Specifies the expression to use with the last -f | --field parameter. The wildcard * is accepted here.

Logical Options

--and

This will use the AND operation to connect the next filter. This is the default operation.

--or

This will use the OR operation to connect the next filter.

--not

This will negate the next filter.

sherlog --level WARN --or --not --level INFO --and --any-exception

This is equivalent to:

(WARN || ! INFO) && EXCEPTION

NOTICE: try not to do fuzzy logics with those operators

Operation Options

--print

This will instruct Sherlog to print every filtered entry. This is useful to reduce that crazy log file into a sane one.

$ sherlog --level ERROR --print crazy-log-file.log > sane-log-file.log

--no-stacktrace

This will instruct Sherlog to not print stacktraces for entries. This only has effect if used with --print.

--max N

This will process only the first N filtered entries.

--count GROUPS...

Set this and Sherlog will count the number of entries per level, category, origin or exception.
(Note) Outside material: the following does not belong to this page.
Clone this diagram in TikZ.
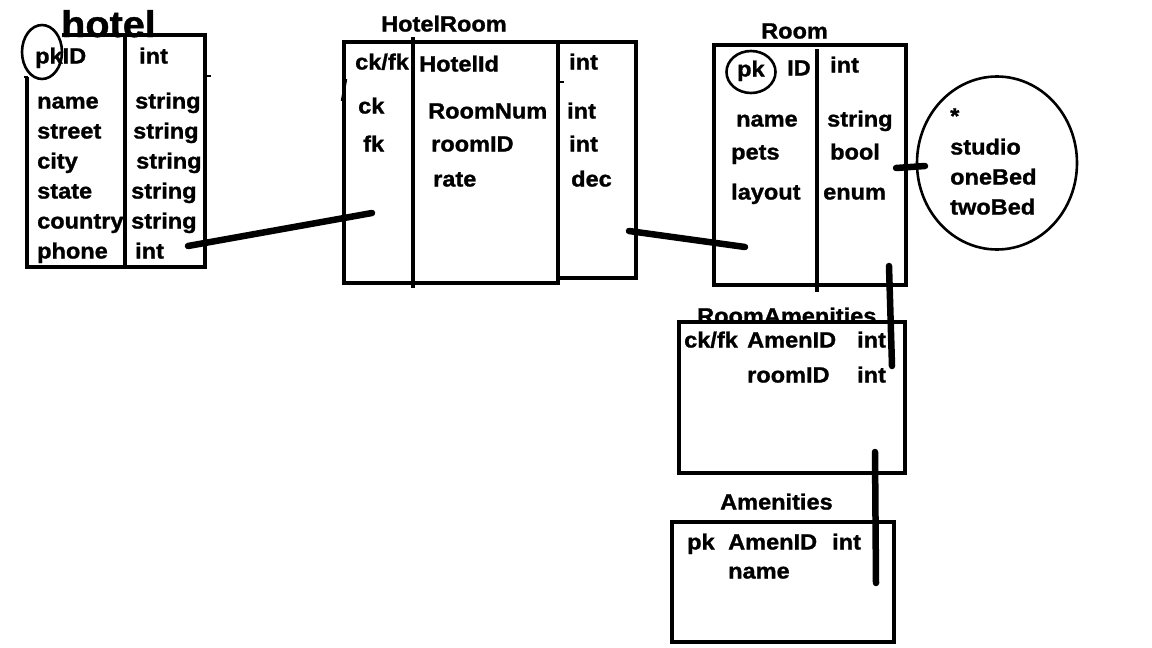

The possible parameters are (separated by a ,):

  • level: counts the number of entries per level
  • category: counts the number of entries per category
  • origin: counts the number of entries per origin
  • exception: counts the number of entries per exception
  • all: counts all groups
$ sherlog --count level,category log-file.log

Don't forget to set an operation or sherlog will not show anything in your console!

Built-in Patterns

Currently, Sherlog has the following patterns:

  • base.java: base pattern for Java outputs (contains patterns for exceptions and stacktraces only)
  • jboss: matches Wildfly | EAP logs
  • jboss.fuse: matches JBoss Fuse logs

License

The gem is available as open source under the terms of the MIT License.